**Exercise objective**
Find the string "seaborn" in the listing and report every line that has it.

**Data for the task**

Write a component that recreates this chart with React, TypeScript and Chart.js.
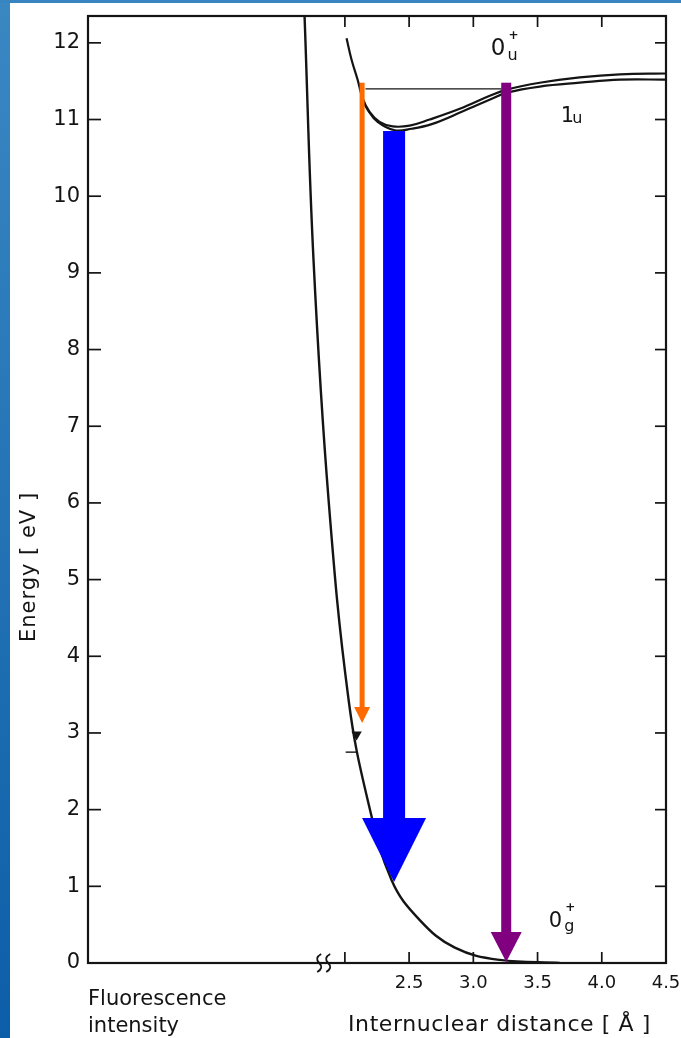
* * *
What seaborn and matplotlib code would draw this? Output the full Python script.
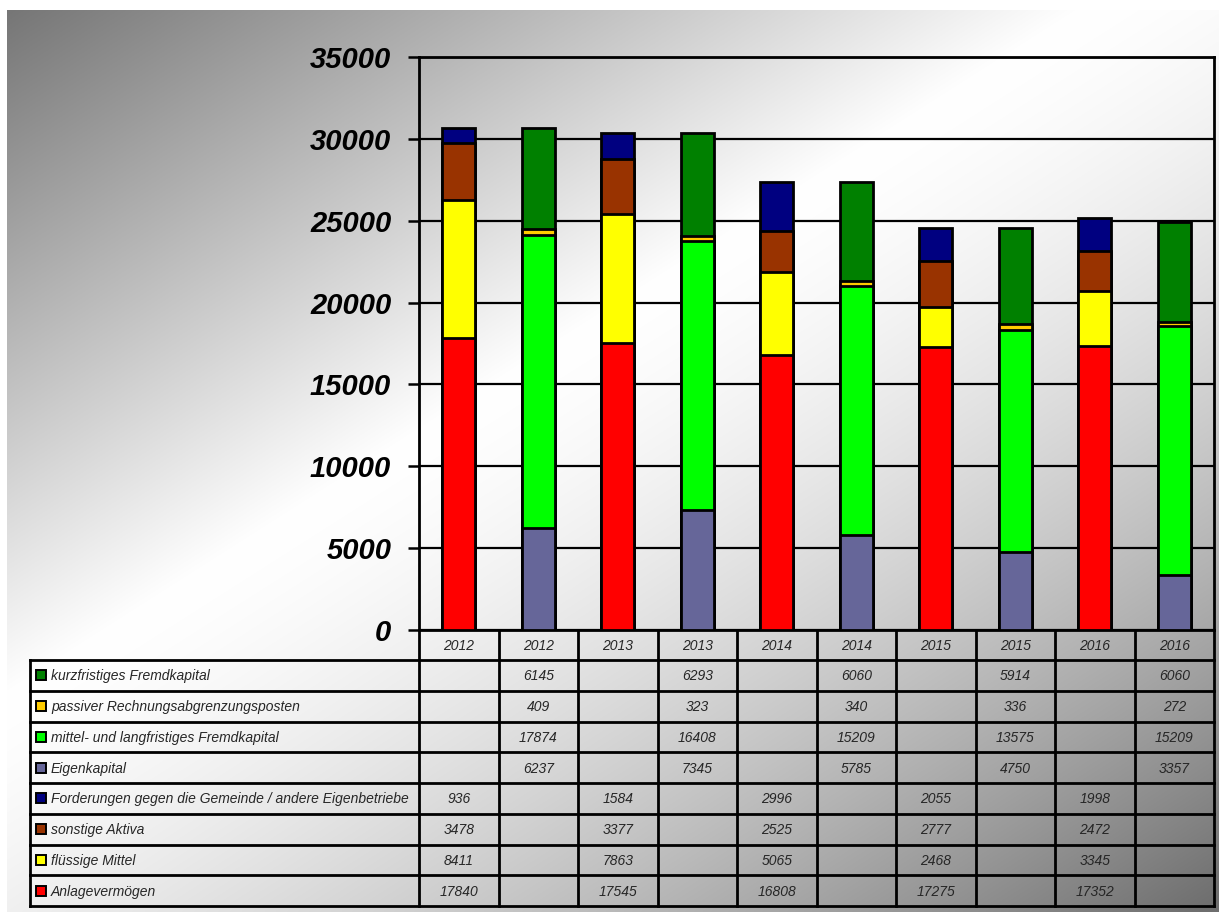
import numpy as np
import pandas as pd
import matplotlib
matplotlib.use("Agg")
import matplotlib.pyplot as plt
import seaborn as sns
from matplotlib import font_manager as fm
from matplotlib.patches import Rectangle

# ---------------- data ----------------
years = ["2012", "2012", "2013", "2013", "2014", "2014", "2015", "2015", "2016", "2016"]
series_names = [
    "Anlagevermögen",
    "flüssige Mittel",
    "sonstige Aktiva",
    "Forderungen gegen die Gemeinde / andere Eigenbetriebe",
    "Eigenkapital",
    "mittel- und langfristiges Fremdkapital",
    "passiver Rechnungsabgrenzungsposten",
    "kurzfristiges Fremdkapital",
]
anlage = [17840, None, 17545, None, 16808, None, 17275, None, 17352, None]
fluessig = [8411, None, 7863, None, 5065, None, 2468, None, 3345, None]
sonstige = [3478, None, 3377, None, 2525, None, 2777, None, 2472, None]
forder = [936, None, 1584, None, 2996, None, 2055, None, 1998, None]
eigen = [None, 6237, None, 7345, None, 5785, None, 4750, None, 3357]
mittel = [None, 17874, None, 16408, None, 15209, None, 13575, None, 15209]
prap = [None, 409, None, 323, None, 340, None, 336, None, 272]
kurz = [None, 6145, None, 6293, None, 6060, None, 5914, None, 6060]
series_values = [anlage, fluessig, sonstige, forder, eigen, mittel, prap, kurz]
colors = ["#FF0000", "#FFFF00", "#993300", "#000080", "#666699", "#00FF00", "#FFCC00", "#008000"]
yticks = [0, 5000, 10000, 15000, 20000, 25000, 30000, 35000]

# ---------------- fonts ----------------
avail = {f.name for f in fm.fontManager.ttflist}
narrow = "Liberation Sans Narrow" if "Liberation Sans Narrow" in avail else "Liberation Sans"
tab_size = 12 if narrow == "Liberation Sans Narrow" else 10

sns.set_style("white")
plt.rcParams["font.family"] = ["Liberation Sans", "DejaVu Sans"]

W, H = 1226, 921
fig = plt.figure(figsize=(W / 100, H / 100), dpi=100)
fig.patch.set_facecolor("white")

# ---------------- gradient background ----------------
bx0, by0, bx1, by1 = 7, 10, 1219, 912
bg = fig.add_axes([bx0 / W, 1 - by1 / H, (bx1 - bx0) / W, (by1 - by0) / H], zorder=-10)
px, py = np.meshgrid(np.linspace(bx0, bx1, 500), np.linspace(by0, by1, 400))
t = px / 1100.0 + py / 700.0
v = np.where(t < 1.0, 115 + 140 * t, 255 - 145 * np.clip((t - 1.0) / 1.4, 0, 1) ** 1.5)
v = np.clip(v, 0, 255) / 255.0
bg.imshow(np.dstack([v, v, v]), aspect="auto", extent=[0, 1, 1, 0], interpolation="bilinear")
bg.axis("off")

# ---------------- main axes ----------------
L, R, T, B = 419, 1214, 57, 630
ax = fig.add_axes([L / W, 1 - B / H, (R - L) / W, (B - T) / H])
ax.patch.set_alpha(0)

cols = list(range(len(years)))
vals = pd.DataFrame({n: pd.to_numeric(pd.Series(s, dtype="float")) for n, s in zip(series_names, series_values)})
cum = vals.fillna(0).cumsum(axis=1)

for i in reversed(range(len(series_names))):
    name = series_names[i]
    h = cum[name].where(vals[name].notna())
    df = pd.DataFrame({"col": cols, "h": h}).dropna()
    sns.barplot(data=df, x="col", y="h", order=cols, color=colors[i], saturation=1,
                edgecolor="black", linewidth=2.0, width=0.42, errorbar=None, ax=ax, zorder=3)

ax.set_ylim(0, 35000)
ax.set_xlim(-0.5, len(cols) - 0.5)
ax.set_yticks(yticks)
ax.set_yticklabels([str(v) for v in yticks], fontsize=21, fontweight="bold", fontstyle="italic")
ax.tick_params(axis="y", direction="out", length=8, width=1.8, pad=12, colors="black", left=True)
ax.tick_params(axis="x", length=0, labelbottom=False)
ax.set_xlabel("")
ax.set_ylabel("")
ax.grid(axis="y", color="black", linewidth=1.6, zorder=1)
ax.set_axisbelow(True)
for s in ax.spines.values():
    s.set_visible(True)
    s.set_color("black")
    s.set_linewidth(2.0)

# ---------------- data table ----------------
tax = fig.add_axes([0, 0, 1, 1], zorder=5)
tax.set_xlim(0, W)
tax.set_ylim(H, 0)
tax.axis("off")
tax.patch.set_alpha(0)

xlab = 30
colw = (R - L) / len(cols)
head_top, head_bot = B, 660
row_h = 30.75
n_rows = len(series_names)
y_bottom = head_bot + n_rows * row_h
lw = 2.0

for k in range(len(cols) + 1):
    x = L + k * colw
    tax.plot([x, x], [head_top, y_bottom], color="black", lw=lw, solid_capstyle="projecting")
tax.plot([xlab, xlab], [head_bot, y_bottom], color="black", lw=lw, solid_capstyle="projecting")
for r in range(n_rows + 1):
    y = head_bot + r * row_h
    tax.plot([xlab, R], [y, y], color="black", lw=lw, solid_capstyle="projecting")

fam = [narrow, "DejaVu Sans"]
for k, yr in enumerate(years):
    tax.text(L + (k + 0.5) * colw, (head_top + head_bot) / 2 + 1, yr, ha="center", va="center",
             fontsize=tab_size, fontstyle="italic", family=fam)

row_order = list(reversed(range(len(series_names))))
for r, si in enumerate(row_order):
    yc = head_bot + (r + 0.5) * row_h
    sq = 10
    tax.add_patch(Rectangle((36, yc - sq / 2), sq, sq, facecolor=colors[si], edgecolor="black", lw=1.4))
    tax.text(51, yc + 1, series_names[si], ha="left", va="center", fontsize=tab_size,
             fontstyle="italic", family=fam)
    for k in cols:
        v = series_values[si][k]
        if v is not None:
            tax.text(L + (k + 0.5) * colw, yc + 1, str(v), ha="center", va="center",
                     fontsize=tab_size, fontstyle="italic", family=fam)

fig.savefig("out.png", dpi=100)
---
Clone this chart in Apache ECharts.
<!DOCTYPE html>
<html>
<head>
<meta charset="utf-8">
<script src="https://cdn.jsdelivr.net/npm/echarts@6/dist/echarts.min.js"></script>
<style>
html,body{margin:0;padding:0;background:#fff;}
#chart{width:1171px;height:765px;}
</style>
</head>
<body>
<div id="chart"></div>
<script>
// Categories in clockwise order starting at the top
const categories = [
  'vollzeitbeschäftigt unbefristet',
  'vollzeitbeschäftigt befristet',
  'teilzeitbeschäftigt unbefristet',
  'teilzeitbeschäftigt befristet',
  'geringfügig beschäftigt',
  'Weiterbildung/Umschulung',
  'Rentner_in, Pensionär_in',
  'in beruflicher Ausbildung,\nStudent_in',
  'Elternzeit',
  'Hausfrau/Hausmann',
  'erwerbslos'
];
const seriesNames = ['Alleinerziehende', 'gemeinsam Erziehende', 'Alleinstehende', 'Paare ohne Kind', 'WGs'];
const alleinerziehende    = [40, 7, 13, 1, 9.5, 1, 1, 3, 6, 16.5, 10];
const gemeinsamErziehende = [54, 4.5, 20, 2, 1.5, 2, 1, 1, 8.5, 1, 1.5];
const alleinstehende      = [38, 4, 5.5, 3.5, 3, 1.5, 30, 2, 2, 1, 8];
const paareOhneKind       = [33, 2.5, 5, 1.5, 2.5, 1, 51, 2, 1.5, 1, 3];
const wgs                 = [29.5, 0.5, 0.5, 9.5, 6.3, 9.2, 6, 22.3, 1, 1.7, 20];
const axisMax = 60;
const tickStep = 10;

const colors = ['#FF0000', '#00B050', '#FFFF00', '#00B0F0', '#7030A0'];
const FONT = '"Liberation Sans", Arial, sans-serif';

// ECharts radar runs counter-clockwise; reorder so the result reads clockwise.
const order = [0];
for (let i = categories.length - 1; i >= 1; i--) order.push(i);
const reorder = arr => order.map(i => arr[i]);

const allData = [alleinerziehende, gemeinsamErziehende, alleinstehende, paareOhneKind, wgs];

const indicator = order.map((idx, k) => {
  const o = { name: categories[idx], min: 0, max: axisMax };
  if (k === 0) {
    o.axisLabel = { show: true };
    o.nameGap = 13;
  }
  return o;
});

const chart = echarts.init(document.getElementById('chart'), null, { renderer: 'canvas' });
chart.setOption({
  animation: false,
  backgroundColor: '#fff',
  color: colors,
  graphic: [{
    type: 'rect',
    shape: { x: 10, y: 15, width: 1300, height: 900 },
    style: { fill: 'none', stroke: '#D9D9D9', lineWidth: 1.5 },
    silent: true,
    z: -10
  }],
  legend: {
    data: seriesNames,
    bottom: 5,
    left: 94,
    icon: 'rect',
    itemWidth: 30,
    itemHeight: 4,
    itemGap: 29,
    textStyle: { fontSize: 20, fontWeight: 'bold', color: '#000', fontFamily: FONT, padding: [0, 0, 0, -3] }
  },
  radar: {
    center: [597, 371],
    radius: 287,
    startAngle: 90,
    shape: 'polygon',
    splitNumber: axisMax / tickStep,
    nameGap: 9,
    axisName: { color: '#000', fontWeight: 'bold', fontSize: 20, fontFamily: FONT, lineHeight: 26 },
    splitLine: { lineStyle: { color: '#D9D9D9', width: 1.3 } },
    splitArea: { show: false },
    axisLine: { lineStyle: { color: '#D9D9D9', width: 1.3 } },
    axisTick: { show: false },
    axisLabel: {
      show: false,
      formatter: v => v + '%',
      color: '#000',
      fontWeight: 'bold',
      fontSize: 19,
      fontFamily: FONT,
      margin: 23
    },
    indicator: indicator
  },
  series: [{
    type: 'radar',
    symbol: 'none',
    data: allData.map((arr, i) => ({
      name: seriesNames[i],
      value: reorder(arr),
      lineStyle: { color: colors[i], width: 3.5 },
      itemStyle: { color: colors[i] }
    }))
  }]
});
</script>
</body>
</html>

**Reply**
What seaborn and matplotlib code would draw this? Output the full Python script.
import seaborn as sns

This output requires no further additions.